Why Tiger Woods is BIGGER than The Masters
A week ago, one of the greatest things in golf history happened – Tiger Woods won The Masters for the fifth time at the age of 43! As usual when Tiger wins, that’s all everyone can talk about. When I mean everybody, I’m referring to non-golfers too. People mentioned Tiger at the dentist, my gym, my bank, even a random security guard I met on the way to a meeting! As soon as people knew I was a golfer, they wanted to prove their golf prowess by mentioning Tiger. And each conversation ended with the ask, “can you give me or someone I know golf lessons? I think I want to get into it”. Now I get this question from time to time, but I’ve never been asked as much in my daily travels as I have this week. I should also mention that each of the people who asked were female, Hispanic, Black, or had children. How interesting some of the most underrepresented groups are showing an interest, right!
Another observation from the event was the lack of diversity in the crowd. Augusta National, where The Masters is held, prides themselves on tradition. Those traditions have included no females or people of color could be members. Although the club has opened their membership to select people from these groups and hosted a Women’s Amateur Tournament this year, it’s clear from looking at the crowd that golf is still appealing to a predominantly white audience. Hence, none of the people that spoke to me mentioned The Masters or Augusta National. They just knew Tiger won!
The influence that Tiger Woods has on the sport of golf is referred to as the “Tiger Effect”. A term coined in the early 2000’s when Tiger dominated the competition. He affected not only the viewership of golf, but also the growth of the game. I was an instructor for a junior golf program called the Greater Cleveland Junior Golf Scholarship Fund, Inc between 2003 - 2015. This 38-year-old group already targeted minority youth, but most of the participants had parents who played golf. When Tiger became successful on the PGA Tour, we immediately grew from roughly 40 to 75 participants in one summer.

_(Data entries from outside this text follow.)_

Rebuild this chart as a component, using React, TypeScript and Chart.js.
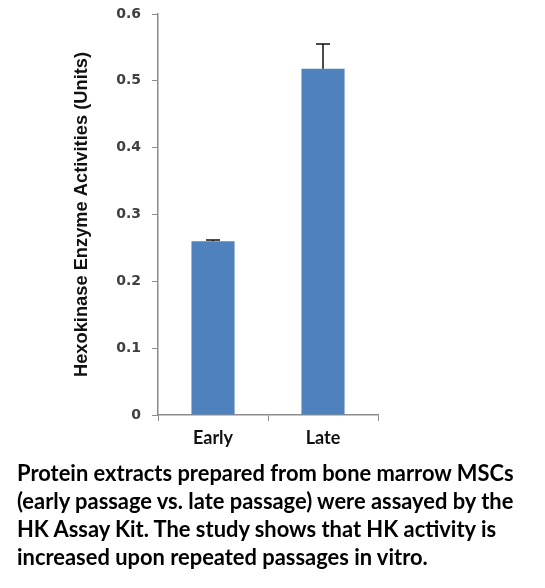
import React, { useEffect, useRef } from "react";
import { Chart, registerables } from "chart.js";

Chart.register(...registerables);

const categories = ["Early", "Late"];
const values = [0.26, 0.518];
const errors = [0.002, 0.037];
const yTicks = [0, 0.1, 0.2, 0.3, 0.4, 0.5, 0.6];
const yTitle = "Hexokinase Enzyme Activities (Units)";
const captionLines = [
  "Protein extracts prepared from bone marrow MSCs",
  "(early passage vs. late passage) were assayed by the",
  "HK Assay Kit. The study shows that HK activity is",
  "increased upon repeated passages in vitro.",
];

const errorBarPlugin = {
  id: "errorBars",
  afterDatasetsDraw(chart: any) {
    const ctx = chart.ctx;
    const meta = chart.getDatasetMeta(0);
    const yScale = chart.scales.y;
    ctx.save();
    ctx.strokeStyle = "#111";
    ctx.lineWidth = 1.5;
    meta.data.forEach((bar: any, i: number) => {
      const x = bar.x;
      const yTop = yScale.getPixelForValue(values[i] + errors[i]);
      const yBase = yScale.getPixelForValue(values[i]);
      ctx.beginPath();
      ctx.moveTo(x, yBase);
      ctx.lineTo(x, yTop);
      ctx.moveTo(x - 7, yTop);
      ctx.lineTo(x + 7, yTop);
      ctx.stroke();
    });
    ctx.restore();
  },
};

export default function App() {
  const ref = useRef<HTMLCanvasElement>(null);
  useEffect(() => {
    document.body.style.margin = "0";
    const chart = new Chart(ref.current!, {
      type: "bar",
      data: {
        labels: categories,
        datasets: [
          {
            data: values,
            backgroundColor: "#4F81BD",
            borderWidth: 0,
            barPercentage: 0.8,
            categoryPercentage: 0.49,
          },
        ],
      },
      options: {
        animation: false,
        responsive: false,
        layout: { padding: { top: 14, right: 167, bottom: 0, left: 0 } },
        plugins: { legend: { display: false }, tooltip: { enabled: false } },
        scales: {
          x: {
            afterFit: (s: any) => {
              s.height = 45;
              s.paddingLeft = 0;
              s.paddingRight = 0;
            },
            grid: {
              display: true,
              drawOnChartArea: false,
              drawTicks: true,
              tickLength: 6,
              color: "#8c8c8c",
              offset: true,
            },
            border: { display: true, color: "#8c8c8c", width: 1.5 },
            ticks: {
              color: "#111",
              font: { family: "Lato", size: 18, weight: "bold" },
              padding: 6,
            },
          },
          y: {
            min: 0,
            max: 0.6,
            afterFit: (s: any) => {
              s.width = 158;
              s.paddingTop = 0;
              s.paddingBottom = 0;
            },
            afterBuildTicks: (s: any) => {
              s.ticks = yTicks.map((v) => ({ value: v }));
            },
            grid: {
              display: true,
              drawOnChartArea: false,
              drawTicks: true,
              tickLength: 6,
              color: "#8c8c8c",
            },
            border: { display: true, color: "#8c8c8c", width: 1.5 },
            ticks: {
              color: "#404040",
              font: { family: "DejaVu Sans", size: 14, weight: "bold" },
              padding: 11,
              callback: (v: any) => (v === 0 ? "0" : Number(v).toFixed(1)),
            },
            title: {
              display: true,
              text: yTitle,
              color: "#111",
              font: { family: "Liberation Sans", size: 18.3, weight: "bold" },
              padding: { top: 71, bottom: 0 },
            },
          },
        },
      },
      plugins: [errorBarPlugin],
    });
    return () => chart.destroy();
  }, []);

  return (
    <div style={{ position: "relative", width: 545, height: 588, background: "#fff" }}>
      <canvas ref={ref} width={545} height={460} style={{ display: "block" }} />
      <div
        style={{
          position: "absolute",
          left: 17,
          top: 459,
          width: 528,
          fontFamily: "Lato",
          fontWeight: "bold",
          fontSize: 21.9,
          lineHeight: "28px",
          color: "#000",
          whiteSpace: "nowrap",
        }}
      >
        {captionLines.map((l, i) => (
          <div key={i}>{l}</div>
        ))}
      </div>
    </div>
  );
}
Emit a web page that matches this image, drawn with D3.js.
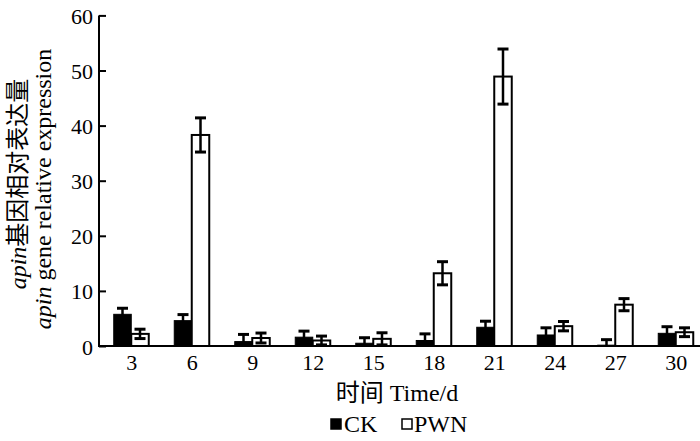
<!DOCTYPE html>
<html>
<head>
<meta charset="utf-8">
<script src="https://cdn.jsdelivr.net/npm/d3@7"></script>
<style>
  html, body { margin: 0; padding: 0; background: #fff; }
  svg { display: block; }
  text { font-family: "Liberation Serif", "Noto Sans CJK SC", serif; fill: #000; }
</style>
</head>
<body>
<svg id="chart" width="700" height="441"></svg>
<script>
// ---- data ----
const days   = ["3", "6", "9", "12", "15", "18", "21", "24", "27", "30"];
const ck     = [5.75, 4.6, 0.8, 1.6, 0.5, 1.0, 3.4, 2.0, 0.15, 2.3];
const ckErr  = [1.1, 1.1, 1.3, 1.1, 1.0, 1.2, 1.1, 1.3, 1.0, 1.2];
const pwn    = [2.2, 38.3, 1.45, 1.0, 1.3, 13.2, 48.9, 3.6, 7.5, 2.5];
const pwnErr = [0.85, 3.1, 0.9, 0.8, 1.1, 2.1, 5.0, 0.85, 1.1, 0.8];
const yTicks = [0, 10, 20, 30, 40, 50, 60];
const seriesNames = ["CK", "PWN"];

const svg = d3.select("#chart");
const axisX = 99, baseY = 346, topY = 15.4;

const x = d3.scalePoint().domain(days).range([101, 706]).padding(0.5);
const y = d3.scaleLinear().domain([0, 60]).range([baseY, topY]);
const barW = 17.5;

const rows = days.map((d, i) => ({ d, ck: ck[i], ckErr: ckErr[i], pwn: pwn[i], pwnErr: pwnErr[i] }));

// y axis (ticks inward)
const yAxis = d3.axisRight(y).tickValues(yTicks).tickSize(7).tickFormat("");
const gy = svg.append("g").attr("transform", `translate(${axisX},0)`).call(yAxis);
gy.select(".domain").attr("stroke", "#000").attr("stroke-width", 2).attr("d", `M0,${topY}V${baseY}`);
gy.selectAll(".tick line").attr("stroke", "#000").attr("stroke-width", 2);
svg.append("g").selectAll("text").data(yTicks).join("text")
  .attr("x", axisX - 6).attr("y", d => y(d) + 1)
  .attr("text-anchor", "end").attr("dominant-baseline", "central")
  .attr("font-size", 22).text(d => d);

// bars
const g = svg.append("g");
g.selectAll("rect.ck").data(rows).join("rect").attr("class", "ck")
  .attr("x", d => x(d.d) - barW).attr("width", barW)
  .attr("y", d => y(d.ck)).attr("height", d => baseY - y(d.ck))
  .attr("fill", "#000").attr("stroke", "#000").attr("stroke-width", 1);
g.selectAll("rect.pwn").data(rows).join("rect").attr("class", "pwn")
  .attr("x", d => x(d.d)).attr("width", barW)
  .attr("y", d => y(d.pwn)).attr("height", d => baseY - y(d.pwn))
  .attr("fill", "#fff").attr("stroke", "#000").attr("stroke-width", 2);

// error bars
function errBars(cls, val, err, off) {
  const eg = svg.append("g").attr("class", cls);
  const cx = d => x(d.d) + off;
  eg.selectAll("line.v").data(rows).join("line").attr("class", "v")
    .attr("x1", cx).attr("x2", cx)
    .attr("y1", d => y(Math.max(0, d[val] - d[err]))).attr("y2", d => y(d[val] + d[err]))
    .attr("stroke", "#000").attr("stroke-width", 2.5);
  eg.selectAll("line.t").data(rows).join("line").attr("class", "t")
    .attr("x1", d => cx(d) - 5.5).attr("x2", d => cx(d) + 5.5)
    .attr("y1", d => y(d[val] + d[err])).attr("y2", d => y(d[val] + d[err]))
    .attr("stroke", "#000").attr("stroke-width", 3);
  eg.selectAll("line.b").data(rows.filter(d => d[val] - d[err] > 0)).join("line").attr("class", "b")
    .attr("x1", d => cx(d) - 5.5).attr("x2", d => cx(d) + 5.5)
    .attr("y1", d => y(d[val] - d[err])).attr("y2", d => y(d[val] - d[err]))
    .attr("stroke", "#000").attr("stroke-width", 3);
}
errBars("eck", "ck", "ckErr", -barW / 2);
errBars("epwn", "pwn", "pwnErr", barW / 2);

// x axis
const xAxis = d3.axisBottom(x).tickSize(0).tickPadding(8);
const gx = svg.append("g").attr("transform", `translate(0,${baseY})`).call(xAxis);
gx.select(".domain").attr("stroke", "#000").attr("stroke-width", 2).attr("d", `M${axisX - 1},0H700`);
gx.selectAll(".tick text").attr("font-size", 22).attr("font-family", "Liberation Serif").attr("fill", "#000");

// x title
svg.append("text").attr("x", 397).attr("y", 393).attr("text-anchor", "middle")
  .attr("dominant-baseline", "central").attr("font-size", 24).text("时间 Time/d");

// y title (two lines)
const yt1 = svg.append("text").attr("transform", "translate(18,184) rotate(-90)")
  .attr("text-anchor", "middle").attr("dominant-baseline", "central").attr("font-size", 24);
yt1.append("tspan").attr("font-style", "italic").text("apin");
yt1.append("tspan").text("基因相对表达量");
const yt2 = svg.append("text").attr("transform", "translate(43,189) rotate(-90)")
  .attr("text-anchor", "middle").attr("dominant-baseline", "central").attr("font-size", 24);
yt2.append("tspan").attr("font-style", "italic").text("apin");
yt2.append("tspan").text(" gene relative expression");

// legend
const lg = svg.append("g");
const legendItems = [
  { name: seriesNames[0], fill: "#000", x: 331, tx: 344 },
  { name: seriesNames[1], fill: "#fff", x: 402, tx: 414 }
];
lg.selectAll("rect").data(legendItems).join("rect")
  .attr("x", d => d.x).attr("y", 419).attr("width", 10).attr("height", 10)
  .attr("fill", d => d.fill).attr("stroke", "#000").attr("stroke-width", 1.5);
lg.selectAll("text").data(legendItems).join("text")
  .attr("x", d => d.tx).attr("y", 424).attr("dominant-baseline", "central")
  .attr("font-size", 24).text(d => d.name);
</script>
</body>
</html>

Most of our newer participants were a bit on the younger side (ages 5 – 12) and came from families who never played golf before. This was a new challenge for us because now we couldn’t just teach golf skills – we had to teach parents on etiquette, score keeping, proper golf attire, etc. I remember implementing the three-scorecard rule for parents who wanted their beginner to advance to playing on the course. The three-scorecard rule required the parent to take their junior out to practice at least three times with a goal of them scoring 65 or lower on the Par 3 course. We even offered to reimburse them for the green fees. Once they turned in their three score cards, the student could go out on the course with experience players to see if they could shoot 65 or lower. If they were successful, they were promoted to play weekly on the course. If not, they would continue playing alternate shot (team golf) with the other beginners on a weekly basis. We had to implement this procedure because our golf clinics were only on Saturdays and parents assumed that was the only time the student needed to work on their game to improve.
Today, we see a lot of diversity when we watch the Drive, Chip, and Putt contest. This growth should be attributed to the “Tiger Effect”. His story of being raised by middle class parents and starting at the age of three to become a golf phenomenon resonates with underrepresented groups. And there’s no doubt that his recent success will once again affect the growth of organizations like The First Tee, LPGA*USGA Girls Golf, and U.S. Kids Golf this summer. We can only hope he continues to have success, so the golf industry can get a much-needed resuscitation.